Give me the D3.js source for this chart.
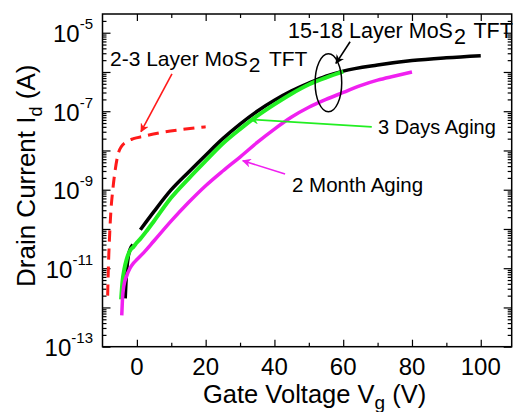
<!DOCTYPE html>
<html>
<head>
<meta charset="utf-8">
<script src="https://cdn.jsdelivr.net/npm/d3@7"></script>
<style>
  html, body { margin: 0; padding: 0; background: #fff; }
  svg { display: block; font-family: "Liberation Sans", Arial, sans-serif; }
</style>
</head>
<body>
<svg id="chart" width="514" height="412"></svg>
<script>
// ---------- data ----------
const xTicksMajor = [0, 20, 40, 60, 80, 100];
const xTicksMinor = [10, 30, 50, 70, 90];
const yDecades = [-13, -12, -11, -10, -9, -8, -7, -6, -5];
const yLabelExps = [-13, -11, -9, -7, -5];

// 15-18 layer MoS2 TFT (as fabricated), lower segment and main segment
const blackLowVg = [-3.4, -3.2, -2.9, -2.5, -2.0, -1.2];
const blackLowId = [1.7e-12, 4.0e-12, 1.0e-11, 2.0e-11, 3.0e-11, 4.0e-11];
const blackVg = [1, 5, 10, 15, 20, 25, 30, 35, 40, 45, 50, 55, 60, 70, 80, 90, 100];
const blackId = [9.5e-11, 2.8e-10, 1.0e-9, 2.8e-9, 7.6e-9, 2.0e-8, 4.7e-8, 1.0e-7, 1.9e-7,
                 3.3e-7, 5.2e-7, 7.8e-7, 1.05e-6, 1.5e-6, 1.95e-6, 2.3e-6, 2.6e-6];

// 3 days aging
const greenVg = [-4.6, -4.2, -3.6, -3.0, -2.0, -1.0, 0, 1, 3, 5, 10, 15, 20, 25, 30, 35, 40, 45, 50, 55, 60];
const greenId = [1.6e-12, 4.5e-12, 1.0e-11, 1.66e-11, 2.8e-11, 3.5e-11, 4.5e-11, 5.6e-11, 9.3e-11,
                 1.6e-10, 6.3e-10, 1.9e-9, 5.4e-9, 1.5e-8, 3.5e-8, 7.6e-8, 1.5e-7, 2.8e-7,
                 4.8e-7, 7.2e-7, 1.02e-6];

// 2 month aging
const magentaVg = [-4.4, -4.2, -3.8, -3.0, -2.0, -1.0, 0, 2, 5, 10, 15, 20, 25, 30, 35, 40,
                   45, 50, 55, 60, 65, 70, 75, 80];
const magentaId = [6.3e-13, 1.6e-12, 3.5e-12, 6.3e-12, 1.0e-11, 1.35e-11, 1.66e-11, 2.5e-11,
                   5.0e-11, 1.6e-10, 4.7e-10, 1.26e-9, 3.0e-9, 6.8e-9, 1.6e-8, 3.5e-8, 7.1e-8,
                   1.26e-7, 2.0e-7, 3.0e-7, 4.5e-7, 6.2e-7, 7.9e-7, 1.0e-6];

// 2-3 layer MoS2 TFT
const redVg = [-8.5, -8.3, -8.0, -7.6, -7.0, -6.3, -5.5, -4.5, -3, -1, 2, 6, 13, 20];
const redId = [2.0e-12, 1.0e-11, 5.0e-11, 2.5e-10, 1.0e-9, 3.2e-9, 7.9e-9, 1.26e-8, 1.66e-8,
               2.0e-8, 2.3e-8, 2.75e-8, 3.4e-8, 4.0e-8];

// annotation anchors in data space [Vg, Id]
const redArrow = [[10.2, 8.9e-7], [1.2, 3.0e-8]];
const greenArrow = [[68.3, 4.0e-8], [32.9, 6.2e-8]];
const magentaArrow = [[43.1, 2.5e-9], [30.8, 5.5e-9]];
const blackArrow = [[62.0, 5.9e-6], [57.9, 1.66e-6]];
const ellipseCenter = [55.7, 5.3e-7];

// ---------- layout ----------
const svg = d3.select("#chart");
const L = 102.5, R = 511.7, T = 14, B = 346.7;
const x = d3.scaleLinear().domain([-10, 109]).range([L, R]);
const y = d3.scaleLog().domain([1e-13, 3e-5]).range([B, T]);

const zip = (a, b) => a.map((v, i) => [v, b[i]]);
const line = d3.line().x(d => x(d[0])).y(d => y(d[1])).curve(d3.curveMonotoneX);

// markers
const defs = svg.append("defs");
function marker(id, color) {
  defs.append("marker").attr("id", id).attr("viewBox", "0 0 10 10")
    .attr("refX", 9).attr("refY", 5).attr("markerWidth", 9).attr("markerHeight", 9)
    .attr("markerUnits", "userSpaceOnUse").attr("orient", "auto")
    .append("path").attr("d", "M0,0 L10,5 L0,10 L3,5 Z").attr("fill", color);
}
marker("mRed", "#ff1a1a");
marker("mGreen", "#22ee22");
marker("mMag", "#f020f0");
marker("mBlack", "#000");

// ---------- axes ----------
const minorY = [];
for (let e = -13; e <= -5; e++) for (let m = 2; m <= 9; m++) {
  const v = m * Math.pow(10, e);
  if (v <= 3e-5) minorY.push(v);
}
const majorY = yDecades.map(e => Math.pow(10, e));

function styleAxis(g) {
  g.select(".domain").remove();
  g.selectAll("line").attr("stroke", "#000").attr("stroke-width", 1.2);
  g.selectAll("text").remove();
}

svg.append("g").attr("transform", `translate(${L},0)`)
  .call(d3.axisLeft(y).tickValues(majorY).tickSize(-8).tickFormat("")).call(styleAxis);
svg.append("g").attr("transform", `translate(${L},0)`)
  .call(d3.axisLeft(y).tickValues(minorY).tickSize(-4).tickFormat("")).call(styleAxis);
svg.append("g").attr("transform", `translate(${R},0)`)
  .call(d3.axisRight(y).tickValues(majorY).tickSize(-8).tickFormat("")).call(styleAxis);
svg.append("g").attr("transform", `translate(${R},0)`)
  .call(d3.axisRight(y).tickValues(minorY).tickSize(-4).tickFormat("")).call(styleAxis);

svg.append("g").attr("transform", `translate(0,${B})`)
  .call(d3.axisBottom(x).tickValues(xTicksMajor).tickSize(-7).tickFormat("")).call(styleAxis);
svg.append("g").attr("transform", `translate(0,${B})`)
  .call(d3.axisBottom(x).tickValues(xTicksMinor).tickSize(-4).tickFormat("")).call(styleAxis);
svg.append("g").attr("transform", `translate(0,${T})`)
  .call(d3.axisTop(x).tickValues(xTicksMajor).tickSize(-7).tickFormat("")).call(styleAxis);
svg.append("g").attr("transform", `translate(0,${T})`)
  .call(d3.axisTop(x).tickValues(xTicksMinor).tickSize(-4).tickFormat("")).call(styleAxis);

// frame
svg.append("rect").attr("x", L).attr("y", T).attr("width", R - L).attr("height", B - T)
  .attr("fill", "none").attr("stroke", "#000").attr("stroke-width", 1.5);

// x tick labels
svg.append("g").selectAll("text").data(xTicksMajor).join("text")
  .attr("x", d => x(d)).attr("y", 374.5).attr("text-anchor", "middle")
  .attr("font-size", 24).attr("fill", "#000").text(d => d);

// y tick labels
const yl = svg.append("g").selectAll("text").data(yLabelExps).join("text")
  .attr("x", 93).attr("y", d => y(Math.pow(10, d)) + 9.5).attr("text-anchor", "end")
  .attr("font-size", 24).attr("fill", "#000");
yl.append("tspan").text("10");
yl.append("tspan").attr("dy", -13).attr("font-size", 15).text(d => "-" + Math.abs(d));

// axis titles
const xt = svg.append("text").attr("x", 203).attr("y", 403).attr("font-size", 25.5).attr("fill", "#000");
xt.append("tspan").text("Gate Voltage V");
xt.append("tspan").attr("dy", 6).attr("font-size", 19).text("g");
xt.append("tspan").attr("dy", -6).text(" (V)");

const yt = svg.append("text").attr("transform", "translate(35,287) rotate(-90)")
  .attr("font-size", 26).attr("fill", "#000");
yt.append("tspan").text("Drain Current I");
yt.append("tspan").attr("dy", 7).attr("font-size", 18).text("d");
yt.append("tspan").attr("dy", -7).text(" (A)");

// ---------- curves ----------
const curves = svg.append("g");
curves.append("path").datum(zip(redVg, redId)).attr("d", line)
  .attr("fill", "none").attr("stroke", "#ff1a1a").attr("stroke-width", 3)
  .attr("stroke-dasharray", "11,7");
curves.append("path").datum(zip(blackLowVg, blackLowId)).attr("d", line)
  .attr("fill", "none").attr("stroke", "#000").attr("stroke-width", 3.5);
curves.append("path").datum(zip(blackVg, blackId)).attr("d", line)
  .attr("fill", "none").attr("stroke", "#000").attr("stroke-width", 3.5);
curves.append("path").datum(zip(greenVg, greenId)).attr("d", line)
  .attr("fill", "none").attr("stroke", "#22ee22").attr("stroke-width", 4);
curves.append("path").datum(zip(magentaVg, magentaId)).attr("d", line)
  .attr("fill", "none").attr("stroke", "#f020f0").attr("stroke-width", 3.5);

// ---------- annotations ----------
function arrow(pts, color, mid) {
  svg.append("line")
    .attr("x1", x(pts[0][0])).attr("y1", y(pts[0][1]))
    .attr("x2", x(pts[1][0])).attr("y2", y(pts[1][1]))
    .attr("stroke", color).attr("stroke-width", 1.6).attr("marker-end", `url(#${mid})`);
}
arrow(redArrow, "#ff1a1a", "mRed");
arrow(greenArrow, "#22ee22", "mGreen");
arrow(magentaArrow, "#f020f0", "mMag");
arrow(blackArrow, "#000", "mBlack");

svg.append("ellipse").attr("cx", x(ellipseCenter[0])).attr("cy", y(ellipseCenter[1]))
  .attr("rx", 13.3).attr("ry", 29).attr("fill", "none").attr("stroke", "#000").attr("stroke-width", 1.5);

function label(tx, ty, fs, parts) {
  const t = svg.append("text").attr("x", tx).attr("y", ty).attr("font-size", fs).attr("fill", "#000");
  parts.forEach(p => {
    const s = t.append("tspan").text(p.t);
    if (p.dy) s.attr("dy", p.dy);
    if (p.dx) s.attr("dx", p.dx);
    if (p.fs) s.attr("font-size", p.fs);
  });
}
label(288, 37.5, 21.5, [{t: "15-18 Layer MoS"}, {t: "2", dy: 6, dx: 1}, {t: " TFT", dy: -6, dx: 2}]);
label(110, 65.7, 21, [{t: "2-3 Layer MoS"}, {t: "2", dy: 6, dx: 1}, {t: " TFT", dy: -6, dx: 3}]);
label(378, 134, 20, [{t: "3 Days Aging"}]);
label(292, 191.5, 20.5, [{t: "2 Month Aging"}]);
</script>
</body>
</html>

▶ [Problem description] With all pictures left out, please transcribe exactly the lines from the start of the material through the line with "1.95e-6, 2.3e-6, 2.6e-6];".

▶ [Task response]
Give me the D3.js source for this chart.
<!DOCTYPE html>
<html>
<head>
<meta charset="utf-8">
<script src="https://cdn.jsdelivr.net/npm/d3@7"></script>
<style>
  html, body { margin: 0; padding: 0; background: #fff; }
  svg { display: block; font-family: "Liberation Sans", Arial, sans-serif; }
</style>
</head>
<body>
<svg id="chart" width="514" height="412"></svg>
<script>
// ---------- data ----------
const xTicksMajor = [0, 20, 40, 60, 80, 100];
const xTicksMinor = [10, 30, 50, 70, 90];
const yDecades = [-13, -12, -11, -10, -9, -8, -7, -6, -5];
const yLabelExps = [-13, -11, -9, -7, -5];

// 15-18 layer MoS2 TFT (as fabricated), lower segment and main segment
const blackLowVg = [-3.4, -3.2, -2.9, -2.5, -2.0, -1.2];
const blackLowId = [1.7e-12, 4.0e-12, 1.0e-11, 2.0e-11, 3.0e-11, 4.0e-11];
const blackVg = [1, 5, 10, 15, 20, 25, 30, 35, 40, 45, 50, 55, 60, 70, 80, 90, 100];
const blackId = [9.5e-11, 2.8e-10, 1.0e-9, 2.8e-9, 7.6e-9, 2.0e-8, 4.7e-8, 1.0e-7, 1.9e-7,
                 3.3e-7, 5.2e-7, 7.8e-7, 1.05e-6, 1.5e-6, 1.95e-6, 2.3e-6, 2.6e-6];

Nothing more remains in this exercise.